Parameter	Description
Billing Method	Subscription: Pay upfront for a fixed term. More cost-effective for long-term use. Subscription duration options: 1–9 months, or 1, 2, 3, or 5 years. Pay-as-you-go: Billed hourly. Suitable for short-term use — release the instance when no longer needed to stop billing.
Resource Group Settings	The resource group for the synchronization instance. Default: default resource group. See What is Resource Management?.
Instance Class	Instance classes vary in synchronization speed. See Instance classes of data synchronization instances.

Read and select Data Transmission Service (Pay-as-you-go) Service Terms.
Click Buy and Start, then click OK in the dialog box.

The task appears in the task list. Track its progress from there.

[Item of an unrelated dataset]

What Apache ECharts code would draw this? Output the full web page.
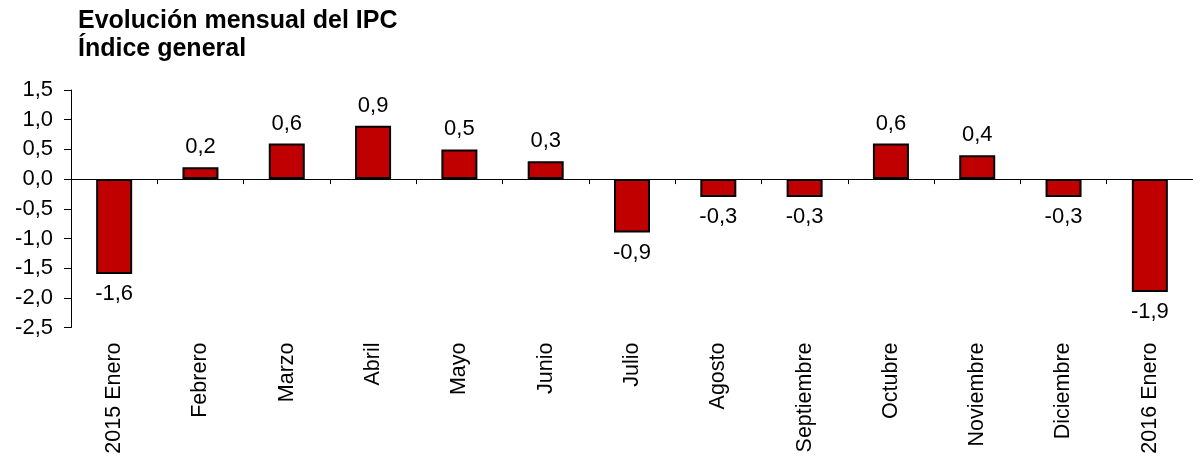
<!DOCTYPE html>
<html><head><meta charset="utf-8">
<script src="https://cdn.jsdelivr.net/npm/echarts@6/dist/echarts.min.js"></script>
<style>html,body{margin:0;padding:0;background:#fff}#c{width:1193px;height:458px}</style>
</head><body><div id="c"></div>
<script>
const categories = ['2015 Enero','Febrero','Marzo','Abril','Mayo','Junio','Julio','Agosto','Septiembre','Octubre','Noviembre','Diciembre','2016 Enero'];
const values = [-1.6, 0.2, 0.6, 0.9, 0.5, 0.3, -0.9, -0.3, -0.3, 0.6, 0.4, -0.3, -1.9];
const titleLines = ['Evolución mensual del IPC', 'Índice general'];
const yMin = -2.5, yMax = 1.5, yStep = 0.5;

const fmt = v => Number(v).toFixed(1).replace('.', ',');
const FONT = '"Liberation Sans", Arial, sans-serif';

const chart = echarts.init(document.getElementById('c'), null, {renderer: 'canvas'});
chart.setOption({
  animation: false,
  backgroundColor: '#fff',
  title: {
    text: titleLines.join('\n'),
    left: 73, top: 2,
    textStyle: {fontFamily: FONT, fontSize: 25, fontWeight: 'bold', color: '#000', lineHeight: 28}
  },
  grid: {left: 71, top: 90, width: 1126, height: 237.5, containLabel: false},
  xAxis: [
    {
      type: 'category', data: categories, position: 'bottom',
      axisLine: {show: false, onZero: false}, axisTick: {show: false},
      axisLabel: {rotate: 90, margin: 15, fontFamily: FONT, fontSize: 21.5, color: '#000'}
    },
    {
      type: 'category', data: categories, position: 'top',
      axisLine: {show: true, onZero: true, lineStyle: {color: '#000', width: 1}},
      axisTick: {show: true, inside: true, length: 5, lineStyle: {color: '#000'}},
      axisLabel: {show: false}
    }
  ],
  yAxis: {
    type: 'value', min: yMin, max: yMax, interval: yStep,
    splitLine: {show: false},
    axisLine: {show: true, lineStyle: {color: '#000', width: 1}},
    axisTick: {show: true, length: 7, lineStyle: {color: '#000'}},
    axisLabel: {formatter: fmt, margin: 18, fontFamily: FONT, fontSize: 22, color: '#000'}
  },
  series: [{
    type: 'bar', xAxisIndex: 0, barWidth: 36,
    data: values.map(v => ({value: v, label: {position: v < 0 ? 'bottom' : 'top'}})),
    itemStyle: {color: '#C00000', borderColor: '#000', borderWidth: 2},
    label: {show: true, distance: 9, formatter: p => fmt(p.value), fontFamily: FONT, fontSize: 22, color: '#000'}
  }]
});
</script></body></html>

Use the object name mapping feature

Use this feature to route source table data to a specific Kafka topic, control the partition count, and set partition keys.

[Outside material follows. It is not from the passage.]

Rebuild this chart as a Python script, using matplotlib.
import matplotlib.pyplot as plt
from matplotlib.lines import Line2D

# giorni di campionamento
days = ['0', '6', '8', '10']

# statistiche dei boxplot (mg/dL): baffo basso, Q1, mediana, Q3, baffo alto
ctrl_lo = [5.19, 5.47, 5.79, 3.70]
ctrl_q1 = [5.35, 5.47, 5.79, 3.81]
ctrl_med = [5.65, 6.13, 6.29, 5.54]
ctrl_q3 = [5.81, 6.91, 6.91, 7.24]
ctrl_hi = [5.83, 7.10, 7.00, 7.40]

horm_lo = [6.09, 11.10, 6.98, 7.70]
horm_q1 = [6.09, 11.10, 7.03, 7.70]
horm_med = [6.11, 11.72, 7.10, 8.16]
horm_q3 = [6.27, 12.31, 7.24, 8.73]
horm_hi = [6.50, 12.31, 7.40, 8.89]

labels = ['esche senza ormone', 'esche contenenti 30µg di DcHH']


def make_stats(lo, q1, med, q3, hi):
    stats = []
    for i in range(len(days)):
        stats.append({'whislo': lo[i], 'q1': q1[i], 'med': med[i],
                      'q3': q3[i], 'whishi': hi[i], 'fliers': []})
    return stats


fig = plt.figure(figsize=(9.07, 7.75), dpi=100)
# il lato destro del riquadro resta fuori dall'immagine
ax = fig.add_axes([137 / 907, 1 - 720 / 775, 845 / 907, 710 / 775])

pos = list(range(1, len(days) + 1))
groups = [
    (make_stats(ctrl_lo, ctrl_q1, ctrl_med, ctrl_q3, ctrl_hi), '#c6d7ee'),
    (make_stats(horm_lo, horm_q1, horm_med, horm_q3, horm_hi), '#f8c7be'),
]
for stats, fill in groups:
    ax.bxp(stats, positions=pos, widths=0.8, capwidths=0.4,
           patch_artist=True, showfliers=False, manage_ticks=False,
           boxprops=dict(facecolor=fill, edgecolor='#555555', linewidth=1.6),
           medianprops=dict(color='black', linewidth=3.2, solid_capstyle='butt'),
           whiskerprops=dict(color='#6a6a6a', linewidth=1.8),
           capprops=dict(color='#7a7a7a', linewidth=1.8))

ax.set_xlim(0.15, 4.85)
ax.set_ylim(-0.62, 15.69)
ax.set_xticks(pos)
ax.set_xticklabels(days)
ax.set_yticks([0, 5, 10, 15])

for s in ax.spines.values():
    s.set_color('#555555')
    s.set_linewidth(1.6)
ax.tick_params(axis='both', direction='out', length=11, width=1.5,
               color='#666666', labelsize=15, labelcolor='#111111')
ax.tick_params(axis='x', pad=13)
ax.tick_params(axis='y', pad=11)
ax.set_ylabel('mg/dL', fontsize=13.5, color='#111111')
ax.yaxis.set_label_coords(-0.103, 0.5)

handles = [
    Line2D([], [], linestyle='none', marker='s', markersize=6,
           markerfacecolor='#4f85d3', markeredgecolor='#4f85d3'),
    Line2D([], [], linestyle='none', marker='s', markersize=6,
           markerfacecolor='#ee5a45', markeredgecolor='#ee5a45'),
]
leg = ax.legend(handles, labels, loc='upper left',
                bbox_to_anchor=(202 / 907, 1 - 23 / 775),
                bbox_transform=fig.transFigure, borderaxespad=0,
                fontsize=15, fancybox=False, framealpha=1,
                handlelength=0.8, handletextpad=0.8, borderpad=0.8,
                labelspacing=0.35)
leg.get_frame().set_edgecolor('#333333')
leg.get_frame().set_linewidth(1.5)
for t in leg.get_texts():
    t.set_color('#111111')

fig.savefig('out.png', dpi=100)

In the Selected Objects section, hover over the topic name.
Right-click and select Edit.

In the Edit Table dialog box, configure the parameters.

Parameter	Description
Table Name	The topic that receives data from this source table. Defaults to the topic set in the Destination Database section. For ApsaraMQ for Kafka destinations, the topic must already exist — DTS does not create it automatically. For self-managed Kafka with schema synchronization, DTS attempts to create the topic. Changing this value routes the source table's data to the specified topic.
Filter Conditions	SQL-based row filter for this table. See Specify filter conditions.
Number of Partitions	The number of partitions in the destination topic.
Partition Key	One or more columns used to compute partition hash values, applicable when Policy for Shipping Data to Kafka Partitions is set to Ship Data to Separate Partitions Based on Hash Values of Primary Keys. To configure partition keys, first clear Synchronize All Tables.

Click OK.

FAQ

Can I modify the Kafka Data Compression Format after the task starts?

Yes. See Modify the objects to be synchronized.

Can I modify the Message acknowledgement mechanism after the task starts?

Yes. See Modify the objects to be synchronized.